Joshua Amaral, also known as “Ill Child,” 34, of Hartford, was sentenced to 78 months in federal prison Monday for his role in a violent 2017 shootout tied to the city’s bloody drug trade. U.S. District Judge Jeffrey A. Meyer handed down the sentence, which will be followed by five years of supervised release, marking the latest conviction in a sprawling federal crackdown on gang-fueled violence in Connecticut’s capital.

The gunfire erupted on April 28, 2017, in Hartford’s South End near Franklin Avenue and Barker Street, when Amaral, armed and alongside Latin Kings leader Wilson Velez, confronted a rival drug dealer. What followed was a gunfight that left Amaral shot in the leg. The exchange, investigators say, was not a random act of violence, but a calculated move in a turf war fueled by heroin and fentanyl distribution.

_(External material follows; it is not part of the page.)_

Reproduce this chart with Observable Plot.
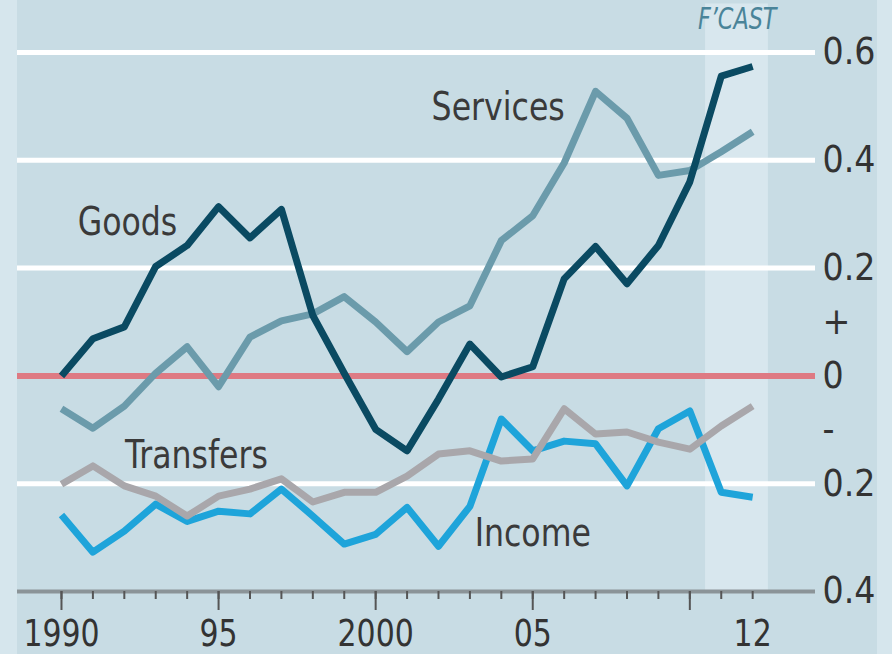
<!DOCTYPE html>
<html>
<head>
<meta charset="utf-8">
<script src="https://cdn.jsdelivr.net/npm/d3@7"></script>
<script src="https://cdn.jsdelivr.net/npm/@observablehq/plot@0.6"></script>
<style>
  html, body { margin: 0; padding: 0; width: 892px; height: 654px; overflow: hidden;
    background: #c8dce4; }
  #chart svg { display: block; }
</style>
</head>
<body>
<div id="chart"></div>
<script>
// ---- data ----
const years = [1990, 1991, 1992, 1993, 1994, 1995, 1996, 1997, 1998, 1999, 2000, 2001,
               2002, 2003, 2004, 2005, 2006, 2007, 2008, 2009, 2010, 2011, 2012];
const goods = [0.0, 0.069, 0.091, 0.203, 0.242, 0.314, 0.256, 0.309, 0.112, 0.005, -0.099, -0.139,
               -0.043, 0.059, -0.002, 0.017, 0.18, 0.24, 0.171, 0.242, 0.36, 0.556, 0.574];
const services = [-0.061, -0.097, -0.056, 0.005, 0.054, -0.02, 0.072, 0.102, 0.115, 0.147, 0.10, 0.045,
                  0.10, 0.13, 0.251, 0.297, 0.395, 0.528, 0.478, 0.372, 0.381, 0.416, 0.453];
const income = [-0.258, -0.327, -0.288, -0.238, -0.27, -0.251, -0.256, -0.21, -0.26, -0.312, -0.294, -0.244,
                -0.316, -0.242, -0.08, -0.139, -0.121, -0.126, -0.204, -0.098, -0.065, -0.216, -0.225];
const transfers = [-0.201, -0.167, -0.204, -0.223, -0.26, -0.223, -0.21, -0.191, -0.234, -0.216, -0.216, -0.186,
                   -0.145, -0.139, -0.158, -0.154, -0.061, -0.108, -0.104, -0.123, -0.136, -0.093, -0.056];

const seriesNames = ["Income", "Transfers", "Services", "Goods"];
const seriesColors = ["#1ea4da", "#a9a7ab", "#6b9bab", "#0a4a62"];

const yTicks = [0.6, 0.4, 0.2, 0.1, 0, -0.1, -0.2, -0.4];
const yTickLabels = ["0.6", "0.4", "0.2", "+", "0", "-", "0.2", "0.4"];
const gridValues = [0.6, 0.4, 0.2, -0.2];
const xMajorTicks = [1990, 1995, 2000, 2005, 2010];
const xLabelTicks = [1990, 1995, 2000, 2005, 2012];
const xTickLabels = ["1990", "95", "2000", "05", "12"];
const forecastStart = 2010.5, forecastEnd = 2012.5;

// annotation labels (data coordinates)
const labelText = ["Goods", "Services", "Transfers", "Income"];
const labelYear = [1992.1, 2003.9, 1994.3, 2005.0];
const labelValue = [0.285, 0.498, -0.148, -0.292];

// ---- build tables ----
const valuesBySeries = {Income: income, Transfers: transfers, Services: services, Goods: goods};
const rows = seriesNames.flatMap(s => years.map((yr, i) => ({series: s, year: yr, value: valuesBySeries[s][i]})));
const labels = labelText.map((t, i) => ({text: t, year: labelYear[i], value: labelValue[i]}));

const font = "'DejaVu Sans Condensed', 'DejaVu Sans', sans-serif";

const chart = Plot.plot({
  width: 892,
  height: 654,
  marginLeft: 17,
  marginRight: 77,
  marginTop: 52,
  marginBottom: 63,
  style: {
    background: "linear-gradient(to right, #d6e6ed 0px, #d6e6ed 17px, #c8dce4 17px, #c8dce4 877px, #d6e6ed 877px)",
    fontFamily: font,
    color: "#333"
  },
  x: {domain: [1988.6, 2014.0], label: null},
  y: {domain: [-0.4, 0.6], label: null},
  color: {domain: seriesNames, range: seriesColors},
  marks: [
    Plot.rect([{x1: forecastStart, x2: forecastEnd}], {
      x1: "x1", x2: "x2", y1: -0.4, y2: 0.69, fill: "#d8e7ee", clip: false
    }),
    Plot.ruleY(gridValues, {stroke: "#ffffff", strokeWidth: 5}),
    Plot.ruleY([0], {stroke: "#de7a83", strokeWidth: 6}),
    Plot.ruleY([-0.4], {stroke: "#8b9498", strokeWidth: 4}),
    Plot.axisX({ticks: years, tickSize: 8, tickFormat: () => "", stroke: "#555", strokeWidth: 2, label: null}),
    Plot.axisX({ticks: xMajorTicks, tickSize: 19, tickFormat: () => "", stroke: "#555", strokeWidth: 2, label: null}),
    Plot.axisX({ticks: xLabelTicks, tickSize: 0, tickPadding: 28, label: null,
      tickFormat: d => xTickLabels[xLabelTicks.indexOf(d)], fontSize: 37, fill: "#333", className: "xlab"}),
    Plot.axisY({ticks: yTicks, anchor: "right", tickSize: 0, tickPadding: 7, label: null,
      tickFormat: d => yTickLabels[yTicks.indexOf(d)], fontSize: 37, fill: "#333"}),
    Plot.line(rows, {x: "year", y: "value", z: "series", stroke: "series",
      strokeWidth: 7, strokeLinejoin: "round", strokeLinecap: "butt"}),
    Plot.text(labels, {x: "year", y: "value", text: "text", fontSize: 39, fill: "#3a3a3a",
      textAnchor: "middle", lineAnchor: "middle", className: "serieslabel"}),
    Plot.text(["F’CAST"], {x: [(forecastStart + forecastEnd) / 2], y: [0.662], text: d => d,
      fontSize: 31, fontStyle: "italic", fill: "#4a8499", textAnchor: "middle", lineAnchor: "middle", clip: false,
      className: "fcast"})
  ]
});
document.getElementById("chart").appendChild(chart);
// slightly condense annotation and tick text (the original uses a narrow typeface),
// scaling each text horizontally about its own centre
chart.querySelectorAll(".serieslabel text, .fcast text, .xlab text").forEach(t => {
  const b = t.getBBox();
  const cx = b.x + b.width / 2;
  const prev = t.getAttribute("transform") || "";
  const s = t.closest(".fcast") ? 0.8 : 0.9;
  t.setAttribute("transform", `${prev} translate(${cx},0) scale(${s},1) translate(${-cx},0)`);
});
</script>
</body>
</html>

Amaral pleaded guilty on February 5, 2019, to two federal counts: conspiracy to possess a firearm in furtherance of a drug trafficking crime and actual possession of a firearm in furtherance of such a crime. He has been in custody since his arrest on state charges on September 15, 2017 — long before his federal plea — underscoring the relentless sweep of law enforcement through the city’s most entrenched street operations.

The case was built by the FBI’s Northern Connecticut Violent Crimes Task Force, alongside the Hartford Police Department’s Vice and Narcotics Division, targeting the Almighty Latin Kings Nation’s grip on Hamilton and Elliot Street apartment buildings. These locations served as hubs where Velez, known as “Wiso,” directed family and gang associates to process and distribute deadly narcotics, including multiple controlled purchases documented by investigators.

On May 1, 2018, a 41-count indictment slammed down, charging Velez, Amaral, and eight others in a web of drug and firearm offenses. Velez, arrested December 7, 2017, had his bond revoked April 5, 2018, and pleaded guilty February 22, 2019, to conspiring to distribute over a kilogram of heroin and 400 grams of fentanyl, as well as firearm charges tied to the drug operation. He now awaits sentencing.

Assistant U.S. Attorney Brian P. Leaming prosecuted the case, which pulled together task force units from the Hartford and East Hartford Police Departments, Connecticut State Police, and the Department of Correction. The conviction of Amaral, prosecutors say, dismantles another link in the violent chain that’s terrorized Hartford neighborhoods for years.